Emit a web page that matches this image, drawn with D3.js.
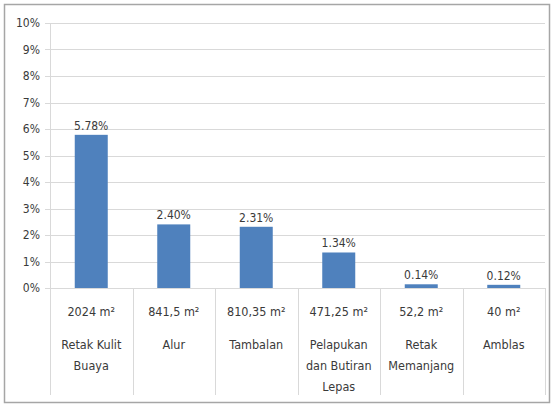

+++

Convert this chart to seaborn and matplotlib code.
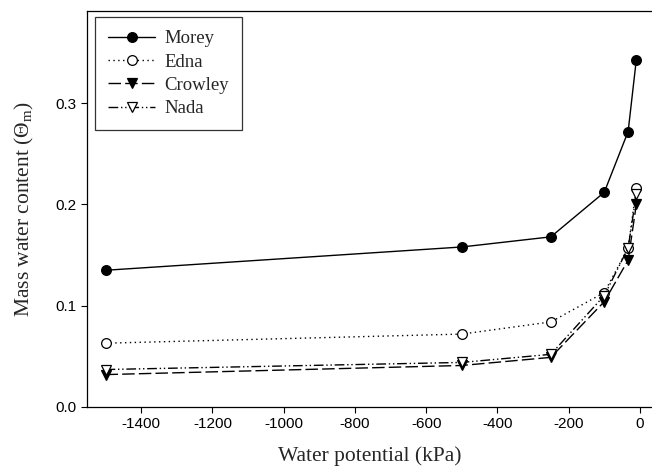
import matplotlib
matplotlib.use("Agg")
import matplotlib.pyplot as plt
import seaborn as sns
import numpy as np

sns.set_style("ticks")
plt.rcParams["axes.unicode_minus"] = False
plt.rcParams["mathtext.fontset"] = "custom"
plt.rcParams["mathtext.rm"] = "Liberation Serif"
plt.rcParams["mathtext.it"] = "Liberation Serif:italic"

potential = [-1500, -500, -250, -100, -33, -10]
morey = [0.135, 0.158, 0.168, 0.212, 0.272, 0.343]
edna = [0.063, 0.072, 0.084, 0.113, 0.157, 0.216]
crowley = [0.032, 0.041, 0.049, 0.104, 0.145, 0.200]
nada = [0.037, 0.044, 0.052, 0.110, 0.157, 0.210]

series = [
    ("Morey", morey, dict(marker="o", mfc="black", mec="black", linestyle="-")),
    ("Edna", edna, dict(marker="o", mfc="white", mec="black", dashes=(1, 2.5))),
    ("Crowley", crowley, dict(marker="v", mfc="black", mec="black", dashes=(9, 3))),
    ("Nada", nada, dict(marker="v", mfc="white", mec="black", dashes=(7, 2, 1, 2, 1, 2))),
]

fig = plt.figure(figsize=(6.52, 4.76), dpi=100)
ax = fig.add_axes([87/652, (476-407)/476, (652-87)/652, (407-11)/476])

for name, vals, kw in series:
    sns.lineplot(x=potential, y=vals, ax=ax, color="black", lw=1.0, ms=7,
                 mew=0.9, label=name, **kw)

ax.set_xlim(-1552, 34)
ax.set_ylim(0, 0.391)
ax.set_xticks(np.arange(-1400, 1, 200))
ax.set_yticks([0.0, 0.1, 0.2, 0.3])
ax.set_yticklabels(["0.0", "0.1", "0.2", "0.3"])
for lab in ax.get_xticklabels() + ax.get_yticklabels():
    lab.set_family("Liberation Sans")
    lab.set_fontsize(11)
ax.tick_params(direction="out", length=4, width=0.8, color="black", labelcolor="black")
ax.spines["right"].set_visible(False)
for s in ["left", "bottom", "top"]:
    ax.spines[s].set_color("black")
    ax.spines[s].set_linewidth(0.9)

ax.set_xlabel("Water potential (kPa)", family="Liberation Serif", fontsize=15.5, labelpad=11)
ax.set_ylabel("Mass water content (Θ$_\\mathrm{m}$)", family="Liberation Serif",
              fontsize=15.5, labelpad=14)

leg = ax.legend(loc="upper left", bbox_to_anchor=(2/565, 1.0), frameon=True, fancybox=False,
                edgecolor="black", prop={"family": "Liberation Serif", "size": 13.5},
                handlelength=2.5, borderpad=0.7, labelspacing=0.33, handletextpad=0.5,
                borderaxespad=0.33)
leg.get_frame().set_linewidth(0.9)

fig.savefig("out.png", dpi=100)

+++

INSTRUCTIONS TO FOLLOW —
In the listing above, find the line containing "Convert this chart" and the line containing "nada = [0.037, 0.044, 0.052, 0.110, 0.157, 0.210]", then output those two lines and everything between them exactly as written, without the images.

THE RESPONSE —
Convert this chart to seaborn and matplotlib code.
import matplotlib
matplotlib.use("Agg")
import matplotlib.pyplot as plt
import seaborn as sns
import numpy as np

sns.set_style("ticks")
plt.rcParams["axes.unicode_minus"] = False
plt.rcParams["mathtext.fontset"] = "custom"
plt.rcParams["mathtext.rm"] = "Liberation Serif"
plt.rcParams["mathtext.it"] = "Liberation Serif:italic"

potential = [-1500, -500, -250, -100, -33, -10]
morey = [0.135, 0.158, 0.168, 0.212, 0.272, 0.343]
edna = [0.063, 0.072, 0.084, 0.113, 0.157, 0.216]
crowley = [0.032, 0.041, 0.049, 0.104, 0.145, 0.200]
nada = [0.037, 0.044, 0.052, 0.110, 0.157, 0.210]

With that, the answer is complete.